LiveKit handles audio/STT/TTS/turn-taking; the graph is the LLM via livekit.plugins.langchain.LLMAdapter(graph). MemoAir memory is wired inside the graph, so recall + persist work with no extra glue.

agent.py
PYTHON
import os
from dotenv import load_dotenv
from langchain_openai import ChatOpenAI
from livekit.agents import Agent, AgentSession, JobContext, WorkerOptions, cli
from livekit.plugins import deepgram, openai, silero
from livekit.plugins import langchain as livekit_langchain
from livekit.plugins.turn_detector.english import EnglishModel
 
from memoair_langchain import MemoAirGraphMemory
 
load_dotenv()
 
 
async def entrypoint(ctx: JobContext) -> None:
await ctx.connect()
 
raw = ctx.room.local_participant.identity
user_id = raw if isinstance(raw, str) and raw.strip() else "console-user"
 
memory = MemoAirGraphMemory(
api_key=os.environ["MEMOAIR_API_KEY"],
project_id=os.environ["MEMOAIR_PROJECT_ID"],
agent_id=os.environ["MEMOAIR_AGENT_ID"],
user_id=user_id,
)
await memory.start()
 
# The graph IS the LLM.
graph = memory.build_graph(model=ChatOpenAI(model="gpt-4o-mini"))
 
session = AgentSession(
stt=deepgram.STT(),
llm=livekit_langchain.LLMAdapter(graph=graph),
tts=openai.TTS(),
turn_detection=EnglishModel(),
vad=silero.VAD.load(),
)
 
# Mandatory: close the session on shutdown so /v1/runtime/session/end fires
# and the cloud consolidates the permanent lane. (Same gotcha as the
# LiveKit drop-in — without it, cross-session memory is silently lost.)
async def _close_memory() -> None:
await memory.end(reason="worker_shutdown")
await memory.aclose()
 
ctx.add_shutdown_callback(_close_memory)
 
await session.start(
agent=Agent(instructions="You are a helpful voice assistant."),
room=ctx.room,
)
 
 
if __name__ == "__main__":
cli.run_app(WorkerOptions(entrypoint_fnc=entrypoint))

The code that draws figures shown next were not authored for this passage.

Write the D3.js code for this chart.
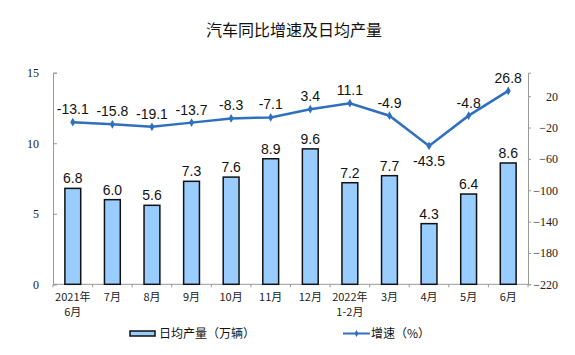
<!DOCTYPE html>
<html><head><meta charset="utf-8">
<script src="https://cdn.jsdelivr.net/npm/d3@7"></script>
<style>body{margin:0;background:#fff}</style>
</head><body><svg id="c" width="575" height="355"></svg>
<script>
const categories = [["2021年","6月"],["7月"],["8月"],["9月"],["10月"],["11月"],["12月"],["2022年","1-2月"],["3月"],["4月"],["5月"],["6月"]];
const dailyOutput = [6.8,6.0,5.6,7.3,7.6,8.9,9.6,7.2,7.7,4.3,6.4,8.6];
const growth = [-13.1,-15.8,-19.1,-13.7,-8.3,-7.1,3.4,11.1,-4.9,-43.5,-4.8,26.8];
const leftTicks = [0,5,10,15];
const rightTicks = [-220,-180,-140,-100,-60,-20,20];

const svg = d3.select("#c");
const L = 53, R = 528, T = 72.7, B = 284.3;
const x = d3.scaleBand().domain(d3.range(categories.length)).range([L, R]).paddingInner(0.6).paddingOuter(0.3);
const xc = i => x(i) + x.bandwidth()/2;
const yL = d3.scaleLinear().domain([0,15]).range([B,T]);
const yR = d3.scaleLinear().domain([-220,50]).range([B,T]);

svg.append("text").attr("x",294).attr("y",36).attr("text-anchor","middle")
  .attr("font-family","'Noto Sans CJK SC'").attr("font-size",16).attr("fill","#111").text("汽车同比增速及日均产量");

// left axis
const gl = svg.append("g").attr("transform",`translate(${L},0)`)
  .call(d3.axisLeft(yL).tickValues(leftTicks).tickSize(-4).tickPadding(14));
gl.select(".domain").attr("stroke","#999");
gl.selectAll(".tick line").attr("stroke","#999");
gl.selectAll("text").attr("font-family","'Liberation Serif'").attr("font-size",12).attr("fill","#222");

// right axis
const gr = svg.append("g").attr("transform",`translate(${R},0)`)
  .call(d3.axisRight(yR).tickValues(rightTicks).tickSize(3).tickPadding(4));
gr.select(".domain").attr("stroke","#999");
gr.selectAll(".tick line").attr("stroke","#999");
gr.selectAll("text").attr("font-family","'Liberation Serif'").attr("font-size",12).attr("fill","#222")
  .attr("text-anchor","end").attr("x",30);

// bottom axis
svg.append("line").attr("x1",L).attr("x2",R).attr("y1",B).attr("y2",B).attr("stroke","#999");
const step = (R-L)/categories.length;
svg.selectAll(".xt").data(d3.range(categories.length+1)).enter().append("line")
  .attr("x1",i=>L+i*step).attr("x2",i=>L+i*step).attr("y1",B).attr("y2",B+3).attr("stroke","#999");
const xl = svg.selectAll(".xl").data(categories).enter().append("text")
  .attr("text-anchor","middle").attr("font-family","'Noto Sans CJK SC'").attr("font-size",11).attr("fill","#222");
xl.each(function(d,i){
  d.forEach((s,j)=>d3.select(this).append("tspan").attr("x",xc(i)).attr("y",301+j*15).text(s));
});

// bars
svg.selectAll(".bar").data(dailyOutput).enter().append("rect")
  .attr("x",(d,i)=>x(i)).attr("width",x.bandwidth())
  .attr("y",d=>yL(d)).attr("height",d=>B-yL(d))
  .attr("fill","#99ccff").attr("stroke","#111").attr("stroke-width",1.5);
svg.selectAll(".bl").data(dailyOutput).enter().append("text")
  .attr("x",(d,i)=>xc(i)).attr("y",d=>yL(d)-5).attr("text-anchor","middle")
  .attr("font-family","'Liberation Sans'").attr("font-size",14).attr("fill","#111")
  .text(d=>d.toFixed(1));

// line
const line = d3.line().x((d,i)=>xc(i)).y(d=>yR(d));
svg.append("path").datum(growth).attr("d",line).attr("fill","none").attr("stroke","#2e6fc0").attr("stroke-width",2.5);
svg.selectAll(".pt").data(growth).enter().append("path")
  .attr("d",d3.symbol(d3.symbolDiamond,22)).attr("transform",(d,i)=>`translate(${xc(i)},${yR(d)})`).attr("fill","#2e6fc0");
svg.selectAll(".ll").data(growth).enter().append("text")
  .attr("x",(d,i)=>xc(i)).attr("y",d=>d<-40?yR(d)+20:yR(d)-8).attr("text-anchor","middle")
  .attr("font-family","'Liberation Sans'").attr("font-size",14).attr("fill","#111")
  .text(d=>d.toFixed(1));

// legend
svg.append("rect").attr("x",130).attr("y",331).attr("width",25).attr("height",5).attr("fill","#99ccff").attr("stroke","#111").attr("stroke-width",1.5);
svg.append("text").attr("x",159).attr("y",338).attr("font-family","'Noto Sans CJK SC'").attr("font-size",12).attr("fill","#111").text("日均产量（万辆）");
svg.append("line").attr("x1",343).attr("x2",370).attr("y1",333.5).attr("y2",333.5).attr("stroke","#2e6fc0").attr("stroke-width",2);
svg.append("path").attr("d",d3.symbol(d3.symbolDiamond,14)).attr("transform","translate(356.5,333.5)").attr("fill","#2e6fc0");
svg.append("text").attr("x",371).attr("y",338).attr("font-family","'Noto Sans CJK SC'").attr("font-size",12).attr("fill","#111").text("增速（%）");
</script></body></html>
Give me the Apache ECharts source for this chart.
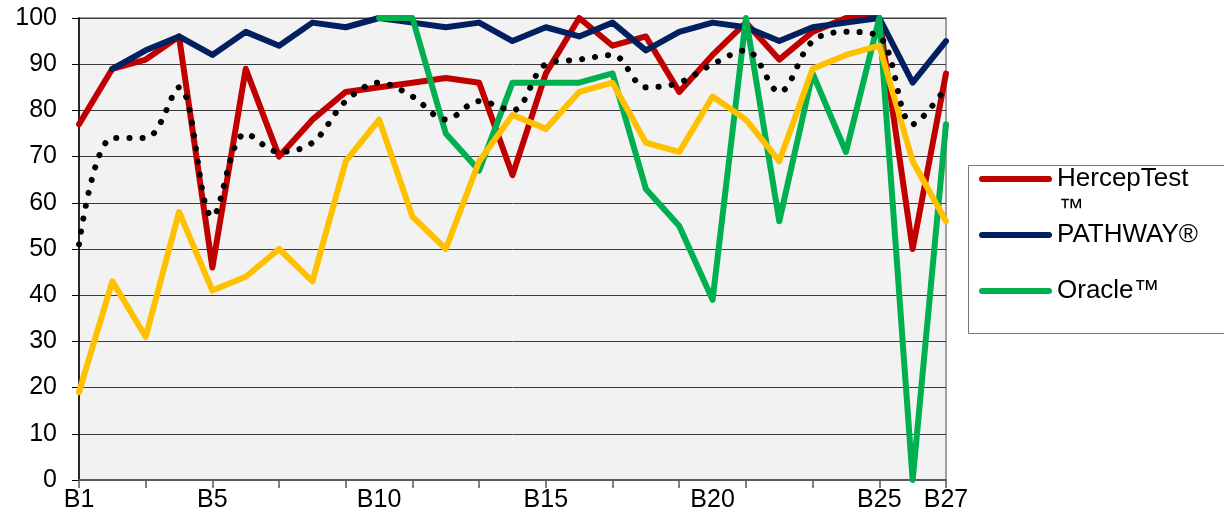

Reference example in the repo: examples/langchain/voice_agents/memoair_langgraph_agent.py.

5

Or use it as a tool

For function-calling agents where the LLM decides when to recall, use the async BaseTool in a ToolNode / create_react_agent.

tool.py
PYTHON
from memoair_langchain import MemoAirVoiceSearchTool
 
tool = memory.search_tool() # from MemoAirGraphMemory
# or: MemoAirVoiceSearchTool(memory=voice_memory)
# pass to create_react_agent(tools=[tool, ...]) — async only

Design notes

  • Recall before reply. The search node injects recalled context as a leading system message — no tool round-trip, no extra latency on the hot path.
  • One persist per user turn. The persist node sits at the terminal node, so multi-step graphs still write a single completed turn.
  • No checkpointer backing. MemoAir surfaces working/permanent/profile/org as retrieved context, not as LangGraph graph state. Use any standard LangGraph checkpointer for the graph's own control state — it's orthogonal.